━━━ Records supplied ━━━

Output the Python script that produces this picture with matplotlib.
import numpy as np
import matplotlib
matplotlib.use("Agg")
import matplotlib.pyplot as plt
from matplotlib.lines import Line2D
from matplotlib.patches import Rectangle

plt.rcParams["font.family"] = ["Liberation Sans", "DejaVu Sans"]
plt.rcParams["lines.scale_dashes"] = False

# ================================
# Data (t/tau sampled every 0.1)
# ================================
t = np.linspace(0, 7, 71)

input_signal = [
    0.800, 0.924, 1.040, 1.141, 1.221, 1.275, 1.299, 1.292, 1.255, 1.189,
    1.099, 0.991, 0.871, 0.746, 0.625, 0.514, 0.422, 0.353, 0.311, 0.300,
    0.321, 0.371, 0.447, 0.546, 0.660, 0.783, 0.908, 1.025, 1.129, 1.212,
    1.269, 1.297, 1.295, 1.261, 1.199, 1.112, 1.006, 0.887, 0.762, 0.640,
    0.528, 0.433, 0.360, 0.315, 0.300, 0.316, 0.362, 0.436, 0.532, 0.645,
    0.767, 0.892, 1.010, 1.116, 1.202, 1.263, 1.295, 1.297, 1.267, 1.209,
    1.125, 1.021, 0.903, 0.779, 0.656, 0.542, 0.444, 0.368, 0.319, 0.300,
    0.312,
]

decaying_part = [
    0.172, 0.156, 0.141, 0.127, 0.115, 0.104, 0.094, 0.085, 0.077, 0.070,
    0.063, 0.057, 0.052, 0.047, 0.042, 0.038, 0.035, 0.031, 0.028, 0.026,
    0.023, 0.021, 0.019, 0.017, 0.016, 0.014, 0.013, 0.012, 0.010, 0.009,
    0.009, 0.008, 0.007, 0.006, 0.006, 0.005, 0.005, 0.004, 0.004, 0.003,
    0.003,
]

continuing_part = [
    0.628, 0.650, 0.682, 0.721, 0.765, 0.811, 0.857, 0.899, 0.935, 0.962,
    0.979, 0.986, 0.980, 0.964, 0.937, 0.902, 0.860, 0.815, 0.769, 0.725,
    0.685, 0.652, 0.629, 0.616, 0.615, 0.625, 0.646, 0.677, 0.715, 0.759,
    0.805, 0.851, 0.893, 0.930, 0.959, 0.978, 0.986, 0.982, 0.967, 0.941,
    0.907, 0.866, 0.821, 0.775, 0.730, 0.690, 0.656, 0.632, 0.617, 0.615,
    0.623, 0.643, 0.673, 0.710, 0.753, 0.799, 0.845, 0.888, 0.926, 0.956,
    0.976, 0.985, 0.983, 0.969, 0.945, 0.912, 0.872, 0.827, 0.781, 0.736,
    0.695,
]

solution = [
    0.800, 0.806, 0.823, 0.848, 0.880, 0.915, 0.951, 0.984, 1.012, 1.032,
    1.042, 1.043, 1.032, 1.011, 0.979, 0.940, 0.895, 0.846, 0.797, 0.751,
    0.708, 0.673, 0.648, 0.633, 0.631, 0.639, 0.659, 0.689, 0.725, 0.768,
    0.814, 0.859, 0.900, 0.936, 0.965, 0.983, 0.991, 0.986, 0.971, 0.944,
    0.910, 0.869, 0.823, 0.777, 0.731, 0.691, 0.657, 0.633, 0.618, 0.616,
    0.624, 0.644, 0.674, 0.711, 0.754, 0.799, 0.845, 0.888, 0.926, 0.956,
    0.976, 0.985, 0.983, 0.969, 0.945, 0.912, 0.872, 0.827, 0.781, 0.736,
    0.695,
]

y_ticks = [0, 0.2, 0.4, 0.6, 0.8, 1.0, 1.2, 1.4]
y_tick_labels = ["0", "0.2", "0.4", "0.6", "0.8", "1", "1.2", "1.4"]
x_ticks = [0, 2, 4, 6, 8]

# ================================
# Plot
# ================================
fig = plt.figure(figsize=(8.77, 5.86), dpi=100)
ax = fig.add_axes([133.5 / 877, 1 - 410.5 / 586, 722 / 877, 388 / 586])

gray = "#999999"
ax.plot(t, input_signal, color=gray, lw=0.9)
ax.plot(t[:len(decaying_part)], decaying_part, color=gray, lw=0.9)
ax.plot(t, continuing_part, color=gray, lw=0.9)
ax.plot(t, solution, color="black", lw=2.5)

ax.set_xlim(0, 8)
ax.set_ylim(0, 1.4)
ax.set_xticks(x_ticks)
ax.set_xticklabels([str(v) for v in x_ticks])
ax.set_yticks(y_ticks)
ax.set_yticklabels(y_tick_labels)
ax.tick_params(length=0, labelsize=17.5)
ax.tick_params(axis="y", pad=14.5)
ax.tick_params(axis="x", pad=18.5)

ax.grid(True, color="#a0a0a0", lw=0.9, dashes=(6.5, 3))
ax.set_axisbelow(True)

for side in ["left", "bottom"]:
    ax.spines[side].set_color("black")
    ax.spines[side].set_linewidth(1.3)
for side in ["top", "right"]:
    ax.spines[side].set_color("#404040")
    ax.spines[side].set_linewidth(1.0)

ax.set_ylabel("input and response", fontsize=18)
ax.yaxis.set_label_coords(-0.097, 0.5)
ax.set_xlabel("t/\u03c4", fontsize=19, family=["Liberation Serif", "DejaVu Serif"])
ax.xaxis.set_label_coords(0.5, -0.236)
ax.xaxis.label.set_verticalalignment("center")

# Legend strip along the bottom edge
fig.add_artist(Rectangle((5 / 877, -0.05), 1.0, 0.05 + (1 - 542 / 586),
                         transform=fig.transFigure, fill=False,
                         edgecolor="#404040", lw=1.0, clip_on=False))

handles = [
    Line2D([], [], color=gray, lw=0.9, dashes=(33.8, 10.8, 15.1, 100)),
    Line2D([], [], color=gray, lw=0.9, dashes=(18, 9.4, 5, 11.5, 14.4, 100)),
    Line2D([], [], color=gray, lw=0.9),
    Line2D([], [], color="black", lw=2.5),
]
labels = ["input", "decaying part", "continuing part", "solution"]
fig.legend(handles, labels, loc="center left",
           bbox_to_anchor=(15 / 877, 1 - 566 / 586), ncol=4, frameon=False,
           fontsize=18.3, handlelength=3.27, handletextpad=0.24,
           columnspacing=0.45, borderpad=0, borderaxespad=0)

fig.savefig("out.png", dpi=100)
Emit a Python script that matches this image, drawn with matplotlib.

━━━

### [Work to complete]
Copy out all the entries shown above, character for character.

### [Answer to the exercise]
Output the Python script that produces this picture with matplotlib.
import numpy as np
import matplotlib
matplotlib.use("Agg")
import matplotlib.pyplot as plt
from matplotlib.lines import Line2D
from matplotlib.patches import Rectangle

plt.rcParams["font.family"] = ["Liberation Sans", "DejaVu Sans"]
plt.rcParams["lines.scale_dashes"] = False

# ================================
# Data (t/tau sampled every 0.1)
# ================================
t = np.linspace(0, 7, 71)

input_signal = [
    0.800, 0.924, 1.040, 1.141, 1.221, 1.275, 1.299, 1.292, 1.255, 1.189,
    1.099, 0.991, 0.871, 0.746, 0.625, 0.514, 0.422, 0.353, 0.311, 0.300,
    0.321, 0.371, 0.447, 0.546, 0.660, 0.783, 0.908, 1.025, 1.129, 1.212,
    1.269, 1.297, 1.295, 1.261, 1.199, 1.112, 1.006, 0.887, 0.762, 0.640,
    0.528, 0.433, 0.360, 0.315, 0.300, 0.316, 0.362, 0.436, 0.532, 0.645,
    0.767, 0.892, 1.010, 1.116, 1.202, 1.263, 1.295, 1.297, 1.267, 1.209,
    1.125, 1.021, 0.903, 0.779, 0.656, 0.542, 0.444, 0.368, 0.319, 0.300,
    0.312,
]

decaying_part = [
    0.172, 0.156, 0.141, 0.127, 0.115, 0.104, 0.094, 0.085, 0.077, 0.070,
    0.063, 0.057, 0.052, 0.047, 0.042, 0.038, 0.035, 0.031, 0.028, 0.026,
    0.023, 0.021, 0.019, 0.017, 0.016, 0.014, 0.013, 0.012, 0.010, 0.009,
    0.009, 0.008, 0.007, 0.006, 0.006, 0.005, 0.005, 0.004, 0.004, 0.003,
    0.003,
]

continuing_part = [
    0.628, 0.650, 0.682, 0.721, 0.765, 0.811, 0.857, 0.899, 0.935, 0.962,
    0.979, 0.986, 0.980, 0.964, 0.937, 0.902, 0.860, 0.815, 0.769, 0.725,
    0.685, 0.652, 0.629, 0.616, 0.615, 0.625, 0.646, 0.677, 0.715, 0.759,
    0.805, 0.851, 0.893, 0.930, 0.959, 0.978, 0.986, 0.982, 0.967, 0.941,
    0.907, 0.866, 0.821, 0.775, 0.730, 0.690, 0.656, 0.632, 0.617, 0.615,
    0.623, 0.643, 0.673, 0.710, 0.753, 0.799, 0.845, 0.888, 0.926, 0.956,
    0.976, 0.985, 0.983, 0.969, 0.945, 0.912, 0.872, 0.827, 0.781, 0.736,
    0.695,
]

solution = [
    0.800, 0.806, 0.823, 0.848, 0.880, 0.915, 0.951, 0.984, 1.012, 1.032,
    1.042, 1.043, 1.032, 1.011, 0.979, 0.940, 0.895, 0.846, 0.797, 0.751,
    0.708, 0.673, 0.648, 0.633, 0.631, 0.639, 0.659, 0.689, 0.725, 0.768,
    0.814, 0.859, 0.900, 0.936, 0.965, 0.983, 0.991, 0.986, 0.971, 0.944,
    0.910, 0.869, 0.823, 0.777, 0.731, 0.691, 0.657, 0.633, 0.618, 0.616,
    0.624, 0.644, 0.674, 0.711, 0.754, 0.799, 0.845, 0.888, 0.926, 0.956,
    0.976, 0.985, 0.983, 0.969, 0.945, 0.912, 0.872, 0.827, 0.781, 0.736,
    0.695,
]

y_ticks = [0, 0.2, 0.4, 0.6, 0.8, 1.0, 1.2, 1.4]
y_tick_labels = ["0", "0.2", "0.4", "0.6", "0.8", "1", "1.2", "1.4"]
x_ticks = [0, 2, 4, 6, 8]

# ================================
# Plot
# ================================
fig = plt.figure(figsize=(8.77, 5.86), dpi=100)
ax = fig.add_axes([133.5 / 877, 1 - 410.5 / 586, 722 / 877, 388 / 586])

gray = "#999999"
ax.plot(t, input_signal, color=gray, lw=0.9)
ax.plot(t[:len(decaying_part)], decaying_part, color=gray, lw=0.9)
ax.plot(t, continuing_part, color=gray, lw=0.9)
ax.plot(t, solution, color="black", lw=2.5)

ax.set_xlim(0, 8)
ax.set_ylim(0, 1.4)
ax.set_xticks(x_ticks)
ax.set_xticklabels([str(v) for v in x_ticks])
ax.set_yticks(y_ticks)
ax.set_yticklabels(y_tick_labels)
ax.tick_params(length=0, labelsize=17.5)
ax.tick_params(axis="y", pad=14.5)
ax.tick_params(axis="x", pad=18.5)

ax.grid(True, color="#a0a0a0", lw=0.9, dashes=(6.5, 3))
ax.set_axisbelow(True)

for side in ["left", "bottom"]:
    ax.spines[side].set_color("black")
    ax.spines[side].set_linewidth(1.3)
for side in ["top", "right"]:
    ax.spines[side].set_color("#404040")
    ax.spines[side].set_linewidth(1.0)

ax.set_ylabel("input and response", fontsize=18)
ax.yaxis.set_label_coords(-0.097, 0.5)
ax.set_xlabel("t/\u03c4", fontsize=19, family=["Liberation Serif", "DejaVu Serif"])
ax.xaxis.set_label_coords(0.5, -0.236)
ax.xaxis.label.set_verticalalignment("center")

# Legend strip along the bottom edge
fig.add_artist(Rectangle((5 / 877, -0.05), 1.0, 0.05 + (1 - 542 / 586),
                         transform=fig.transFigure, fill=False,
                         edgecolor="#404040", lw=1.0, clip_on=False))

handles = [
    Line2D([], [], color=gray, lw=0.9, dashes=(33.8, 10.8, 15.1, 100)),
    Line2D([], [], color=gray, lw=0.9, dashes=(18, 9.4, 5, 11.5, 14.4, 100)),
    Line2D([], [], color=gray, lw=0.9),
    Line2D([], [], color="black", lw=2.5),
]
labels = ["input", "decaying part", "continuing part", "solution"]
fig.legend(handles, labels, loc="center left",
           bbox_to_anchor=(15 / 877, 1 - 566 / 586), ncol=4, frameon=False,
           fontsize=18.3, handlelength=3.27, handletextpad=0.24,
           columnspacing=0.45, borderpad=0, borderaxespad=0)

fig.savefig("out.png", dpi=100)
Emit a Python script that matches this image, drawn with matplotlib.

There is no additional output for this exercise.